Life has its moments of defeat. There are times in the life of every person when failure seems to blight all hope. Indeed, the stranglehold of sin can be so strong that life seems hardly worth living, and that we ourselves are without any worth. Most people can identify with the agony in Paul's cry, "O wretched man that I am! Who will deliver me from this body of death?" (Rom. 7:4).

A great part of the beauty of the gospel of Christ is that it is a gospel of hope. However black our past may have been and however desperate we may feel about the future, in Christ there is the bright prospect of forgiveness and help in overcoming our sins. Jesus does not condone our wrongdoings, but He does see within each person something worth saving, something of infinite worth. He cares for us as persons, and is concerned not just with what we have been, but with what we can be.

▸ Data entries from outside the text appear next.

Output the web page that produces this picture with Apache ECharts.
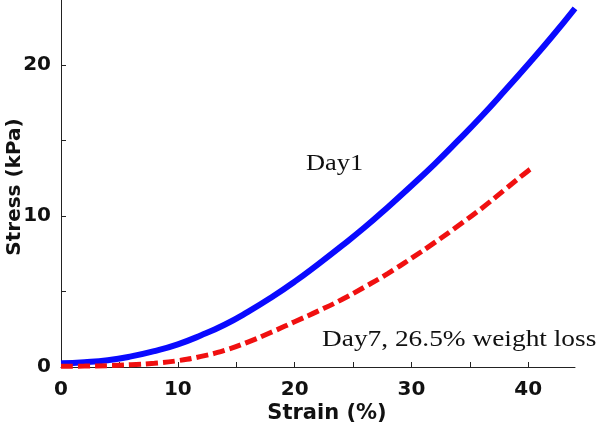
<!DOCTYPE html>
<html>
<head>
<meta charset="utf-8">
<script src="https://cdn.jsdelivr.net/npm/echarts@6/dist/echarts.min.js"></script>
<style>
html,body{margin:0;padding:0;background:#fff;}
#main{width:600px;height:427px;}
</style>
</head>
<body>
<div id="main"></div>
<script>
// Data
const strainDay1 = [0,2,4,6,8,10,12,14,16,18,20,22,24,26,28,30,32,34,36,38,40,42,44];
const stressDay1 = [0.25,0.32,0.45,0.7,1.05,1.5,2.1,2.8,3.65,4.6,5.65,6.8,8.0,9.25,10.6,12.0,13.45,15.0,16.6,18.3,20.05,21.85,23.75];
const strainDay7 = [0,2,4,6,8,10,12,14,16,18,20,22,24,26,28,30,32,34,36,38,40,40.4];
const stressDay7 = [0.05,0.06,0.09,0.15,0.25,0.42,0.7,1.1,1.65,2.3,3.0,3.7,4.45,5.3,6.2,7.2,8.25,9.35,10.5,11.75,13.0,13.2];
const xTicks = [0,5,10,15,20,25,30,35,40];
const xLabels = [0,10,20,30,40];
const yTicks = [0,5,10,15,20];
const yLabels = [0,10,20];
const labelDay1 = 'Day1';
const labelDay7 = 'Day7, 26.5% weight loss';
const xName = 'Strain (%)';
const yName = 'Stress (kPa)';

const chart = echarts.init(document.getElementById('main'));
const axisFont = {fontFamily:'"DejaVu Sans", sans-serif', fontWeight:'bold', fontSize:20, color:'#111'};
chart.setOption({
  animation:false,
  backgroundColor:'#fff',
  grid:{left:61, right:25, top:0, bottom:60, containLabel:false, outerBoundsMode:'none'},
  xAxis:{
    type:'value', min:0, max:44,
    name:xName, nameLocation:'middle', nameGap:36, nameMoveOverlap:false,
    nameTextStyle:Object.assign({}, axisFont, {fontSize:21, padding:[0,0,0,18]}),
    axisLine:{show:true, lineStyle:{color:'#222', width:1}},
    axisTick:{show:true, inside:true, length:5, customValues:xTicks, lineStyle:{color:'#222'}},
    axisLabel:Object.assign({customValues:xLabels, margin:13}, axisFont),
    splitLine:{show:false}
  },
  yAxis:{
    type:'value', min:0, max:24.3,
    name:yName, nameLocation:'middle', nameGap:36, nameMoveOverlap:false,
    nameTextStyle:Object.assign({}, axisFont, {fontSize:20, padding:[0,7,0,0]}),
    axisLine:{show:true, lineStyle:{color:'#222', width:1}},
    axisTick:{show:true, inside:true, length:5, customValues:yTicks, lineStyle:{color:'#222'}},
    axisLabel:Object.assign({customValues:yLabels, margin:10}, axisFont),
    splitLine:{show:false}
  },
  series:[
    {
      type:'line', name:'Day1', symbol:'none', smooth:true, clip:false,
      data:strainDay1.map((x,i)=>[x, stressDay1[i]]),
      lineStyle:{color:'#0a0aff', width:6}
    },
    {
      type:'line', name:'Day7', symbol:'none', smooth:true, clip:false,
      data:strainDay7.map((x,i)=>[x, stressDay7[i]]),
      lineStyle:{color:'#f01010', width:5, type:[12,5]}
    }
  ],
  graphic:[
    {type:'text', x:306, y:152, scaleX:1.1, style:{text:labelDay1, font:'24px "Liberation Serif", "Times New Roman", serif', fill:'#111'}},
    {type:'text', x:322, y:328, scaleX:1.14, style:{text:labelDay7, font:'24px "Liberation Serif", "Times New Roman", serif', fill:'#111'}}
  ]
});
</script>
</body>
</html>
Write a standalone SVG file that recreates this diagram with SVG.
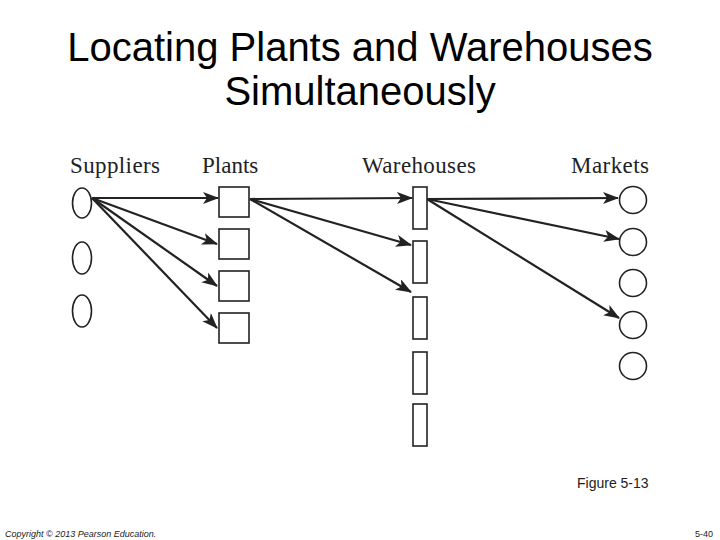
<svg xmlns="http://www.w3.org/2000/svg" width="720" height="540" viewBox="0 0 720 540">
<style>
.title{font-family:"Liberation Sans",Arial,sans-serif;font-size:40px;fill:#000;text-anchor:middle}
.head{font-family:"Liberation Serif","Times New Roman",serif;font-size:23px;fill:#222}
.node{fill:#fff;stroke:#222;stroke-width:1.6}
.edge{stroke:#222;stroke-width:2.2;fill:none;marker-end:url(#ah)}
.small{font-family:"Liberation Sans",Arial,sans-serif;fill:#222}
</style>
<defs>
<marker id="ah" markerUnits="userSpaceOnUse" markerWidth="18" markerHeight="14" refX="15" refY="6" orient="auto" viewBox="0 0 18 14">
<path d="M0,0 L16,6 L0,12 L4,6 z" fill="#222"/>
</marker>
</defs>
<rect width="720" height="540" fill="#fff"/>
<text class="title" x="360" y="61">Locating Plants and Warehouses</text>
<text class="title" x="360" y="105">Simultaneously</text>
<g id="headers">
<text class="head" x="70" y="173" textLength="90">Suppliers</text>
<text class="head" x="202" y="173">Plants</text>
<text class="head" x="362" y="173" textLength="114">Warehouses</text>
<text class="head" x="571" y="173" textLength="78">Markets</text>
</g>
<g id="connectors">
<line class="edge" x1="92" y1="198" x2="218" y2="198"/>
<line class="edge" x1="92" y1="198" x2="217" y2="244"/>
<line class="edge" x1="92" y1="198" x2="217" y2="286"/>
<line class="edge" x1="92" y1="198" x2="217" y2="328"/>
<line class="edge" x1="250" y1="199" x2="412" y2="198"/>
<line class="edge" x1="250" y1="199" x2="411" y2="245"/>
<line class="edge" x1="250" y1="199" x2="411" y2="292"/>
<line class="edge" x1="427" y1="199" x2="618" y2="198"/>
<line class="edge" x1="427" y1="199" x2="619" y2="239"/>
<line class="edge" x1="427" y1="199" x2="619" y2="318"/>
</g>
<g id="supplier1"><ellipse class="node" cx="82" cy="203" rx="9.5" ry="15"/></g>
<g id="supplier2"><ellipse class="node" cx="82" cy="258" rx="9.5" ry="16"/></g>
<g id="supplier3"><ellipse class="node" cx="82" cy="311" rx="9.5" ry="16"/></g>
<g id="plant1"><rect class="node" x="219" y="187" width="30" height="30"/></g>
<g id="plant2"><rect class="node" x="219" y="229" width="30" height="30"/></g>
<g id="plant3"><rect class="node" x="219" y="271" width="30" height="30"/></g>
<g id="plant4"><rect class="node" x="219" y="313" width="30" height="30"/></g>
<g id="warehouse1"><rect class="node" x="413" y="187" width="14" height="42"/></g>
<g id="warehouse2"><rect class="node" x="413" y="241" width="14" height="42"/></g>
<g id="warehouse3"><rect class="node" x="413" y="297" width="14" height="42"/></g>
<g id="warehouse4"><rect class="node" x="413" y="352" width="14" height="42"/></g>
<g id="warehouse5"><rect class="node" x="413" y="404" width="14" height="42"/></g>
<g id="market1"><circle class="node" cx="633" cy="200" r="13.5"/></g>
<g id="market2"><circle class="node" cx="633" cy="242" r="13.5"/></g>
<g id="market3"><circle class="node" cx="633" cy="283" r="13.5"/></g>
<g id="market4"><circle class="node" cx="633" cy="325" r="13.5"/></g>
<g id="market5"><circle class="node" cx="633" cy="366" r="13.5"/></g>
<text class="small" x="577" y="488" font-size="14">Figure 5-13</text>
<text class="small" x="5" y="537" font-size="9" font-style="italic">Copyright © 2013 Pearson Education.</text>
<text class="small" x="713" y="537" font-size="9" text-anchor="end">5-40</text>
</svg>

No one might have been more justified in despair than the apostle Paul. Before he obeyed Christ, his life had been one of rebellious sin. But he could say, "I obtained mercy, that in me first Jesus Christ might show all longsuffering, as a pattern to those who are going to believe on Him for everlasting life" (1 Tim. 1:16). Through Christ, Paul could put a shameful past behind him and begin each day with the hope of a good future. Discouragement is a tool of the devil, and we need to resist the temptation to indulge in despondency. Like Paul, we can learn to say, "Forgetting those things which are behind and reaching forward to those things which are ahead, I press toward the goal for the prize of the upward call of God in Christ Jesus." (Phil. 3:13,14).

There is, of course, a healthy sense in which we need to remember the mistakes we've made. Regret can be either good or bad, depending on whether it draws us closer to God or drives us away. If the remembrance of past sin humbles us and reminds us how grateful we are for God's grace, that's a good thing. Throughout life, it's entirely proper to remain "poor in spirit" (Mt. 5:3) and thus enjoy a closer, sweeter relationship with God. But we're not thinking properly about our past sins when they drag us down and defeat our efforts to live for God. There is a vast difference between "godly sorrow" and "the sorrow of the world" (2 Cor. 7:10). One moves us to seek forgiveness and rejoice in God's grace, while the other simply destroys us.

Judas, the Lord's betrayer, is a tragic example of what can happen when we let the devil dictate our thinking about the past. When he realized what he had done in betraying the Lord, Judas "threw down the pieces of silver in the temple and departed, and went and hanged himself" (Mt. 27:5). This devilish despair is very different from the attitude of Paul when he looked back on his sinful past. Having earnestly sought the Lord's forgiveness, Paul could ever afterwards remember his sins with humility and gratitude for God's grace: "For I am the least of the apostles, who am not worthy to be called an apostle, because I persecuted the church of God. But by the grace of God I am what I am, and His grace toward me was not in vain; but I labored more abundantly than they all, yet not I, but the grace of God which was with me" (1 Cor. 15:9,10).

God's gracious intent is not only to cleanse us from the sins of our past, but, as in Paul's case, to strengthen us and reconstruct our character so that, as time goes by, we'll have fewer sins that need to be forgiven. These two different aspects of our salvation are reflected in the words of the hymn Rock of Ages: "Rock of Ages, cleft for me, let me hide myself in Thee; let the water and the blood, from Thy wounded side which flowed, be of sin the double cure, save from wrath and make me pure." The devil would like us to believe that the future can never be anything but a deadly replay of the past. But God knows the glory for which He created us, and He knows what He can make out of us -- even at this late date.

We need to meditate every single day on the value of our hope in Jesus Christ. Without Him, life can't be much more than a desperate struggle. But in Him, we can be confident that the future holds glorious possibilities. The very reason Jesus died was that our sins might be forgiven. His death and resurrection mean that we need not be enslaved to what we were, but uplifted by what we can be. In Christ, we are refreshed and encouraged knowing that the end will be better than the beginning. "Thanks be to God for His indescribable gift!" (2 Cor. 9:15). "Our salvation is nearer than when we first believed" (Rom. 13:11). For every truly penitent Christian, the very best is yet to be!